RENTAL FAMILY
Genre: Comedy, Drama
Directed by: Hikari
Starring: Brendan Fraser, Takehiro Hira, Mari Yamamoto
Release: November 22, 2025
Platform: Theaters
Rating: 4/5
By Karl Simpson Jr.
“Every character in Rental Family is chasing something they’ve lost: a sense of connection, belonging, or simple human warmth.”
RENTAL FAMILY hit me harder than I expected. It’s a quiet film that sneaks up on you, gentle on the surface but truly emotional underneath. There’s a real tenderness to how it explores connection, loneliness, and the human need to be seen. It reminded me how fragile and meaningful human connection really is; how something as simple as being understood can change the way a person moves through the world.

The film centers on an American actor living in Tokyo, lost in his own sense of failure and isolation. When he takes an unusual job working for a Japanese “rental family” agency, stepping into roles meant to fill emotional gaps for strangers, he finds himself drawn into their lives in unexpected ways. What begins as a transactional arrangement slowly turns into something intimate and honest. The story doesn’t rush. It unfolds with patience, allowing each encounter to feel layered and human. And while the premise sounds unusual, it’s handled with care and empathy, never sensationalized.

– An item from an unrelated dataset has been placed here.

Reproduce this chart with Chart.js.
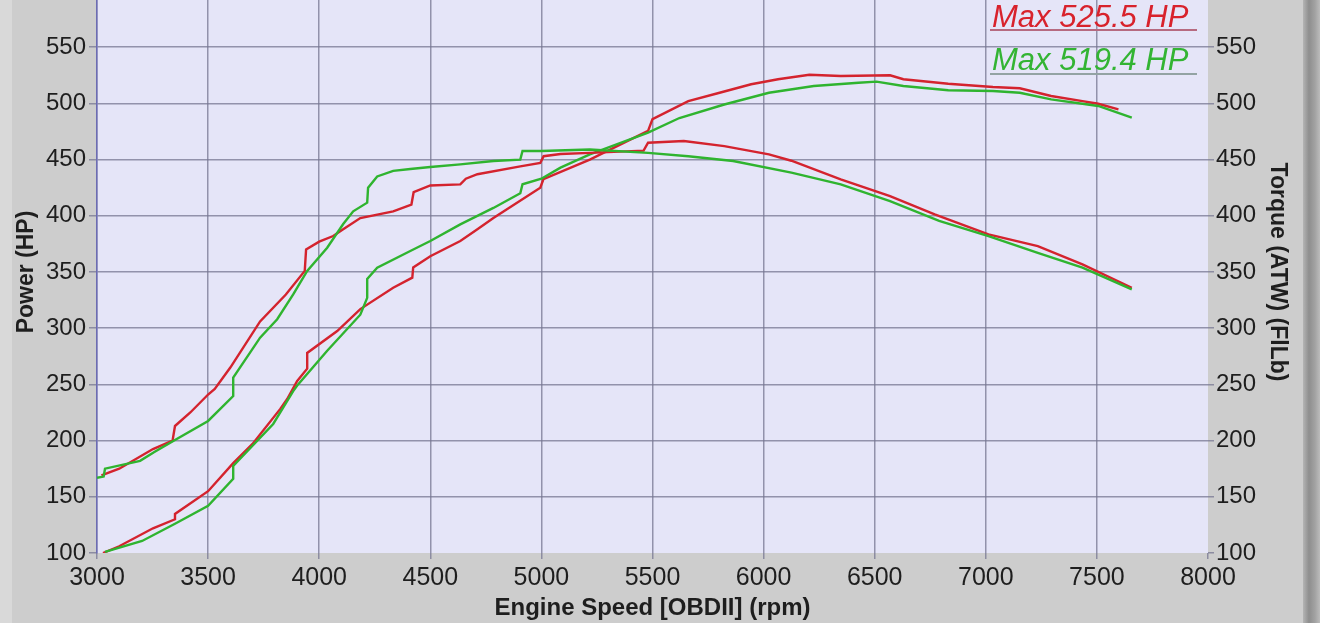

At its core, RENTAL FAMILY is exploring that fragile, complicated space between real connection and the kind we build just to survive. The film leans into the idea that people often construct stories to make their lives feel fuller or safer, and sometimes those stories depend on someone else stepping in to play a role they were never meant to. It asks hard questions about authenticity: Can a relationship that starts as a performance still be genuine? Can a moment of comfort still matter, even if it was paid for?

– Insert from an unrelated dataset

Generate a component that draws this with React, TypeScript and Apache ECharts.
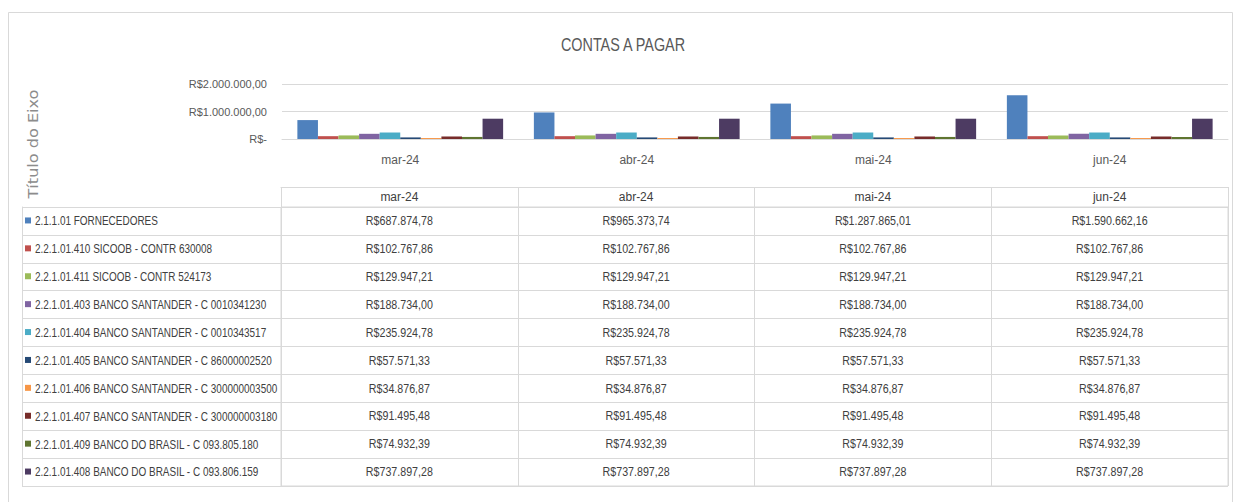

What makes the film work is its profound belief in the power of human connection. Brendan Fraser brings an incredible softness and vulnerability to the lead role. He plays this man, like someone who has been holding his breath for years, and every small gesture feels deliberate. There’s no grandstanding in his performance; it’s all rooted within the quiet looks, the hesitant pauses, the way his eyes flicker between guilt and compassion. You can see him wrestling with the morality of his job, and yet he can’t help but care anyway.
Fraser’s performance works because he makes that tension visible. His gentleness becomes the glue that holds the story together. Even when the film edges toward sentimentality, he grounds it in something raw and authentic. You believe him, not because of what he says, but because of what he doesn’t. Every goodbye hurts because it feels real. Because for a brief moment, those connections were real. That’s the heartbreak of the film: watching something beautiful fade because it was never meant to last.

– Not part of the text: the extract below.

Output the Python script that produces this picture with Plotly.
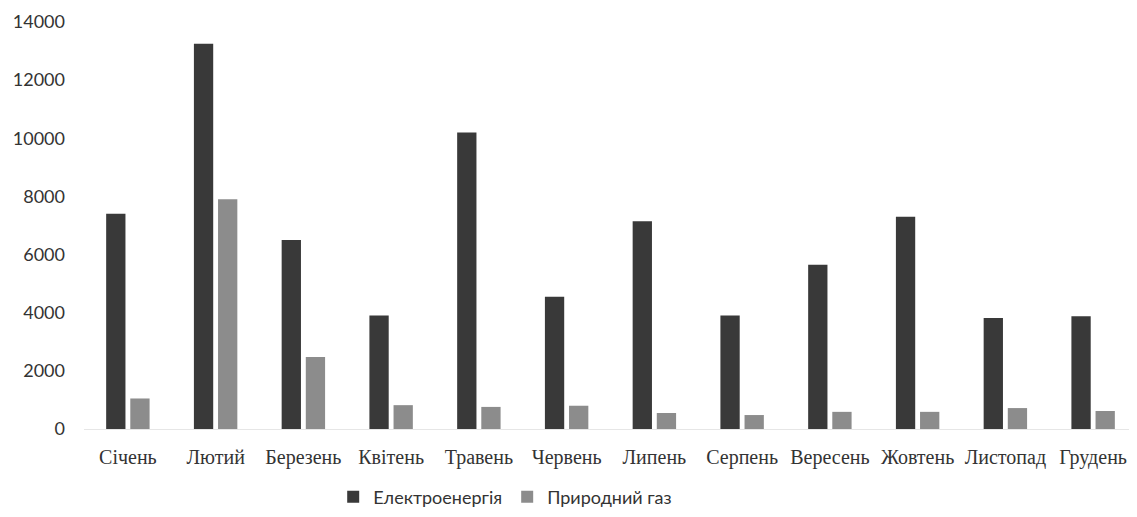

Every character in RENTAL FAMILY is chasing something they’ve lost: a sense of connection, belonging, or simple human warmth. And the film never looks down on them for it. It understands that loneliness doesn’t make someone broken; it just makes them human. What makes the story resonate is how it honors those emotions rather than trying to fix them. It doesn’t offer easy answers or neat resolutions. Instead, it leaves you sitting with that bittersweet truth: sometimes the people who make us feel most alive are the ones who were never meant to stay.
All in all,RENTAL FAMILY is a gentle, deeply moving film. It’s quiet but powerful, filled with empathy for people who are just trying to make sense of their loneliness. Brendan Fraser’s performance anchors it with such honesty that you can’t help but feel every bit of the story’s ache. I walked away, touched by its sincerity, struck by its honesty, and carrying that quiet ache that only comes from a film that dares to see something true and doesn’t look away.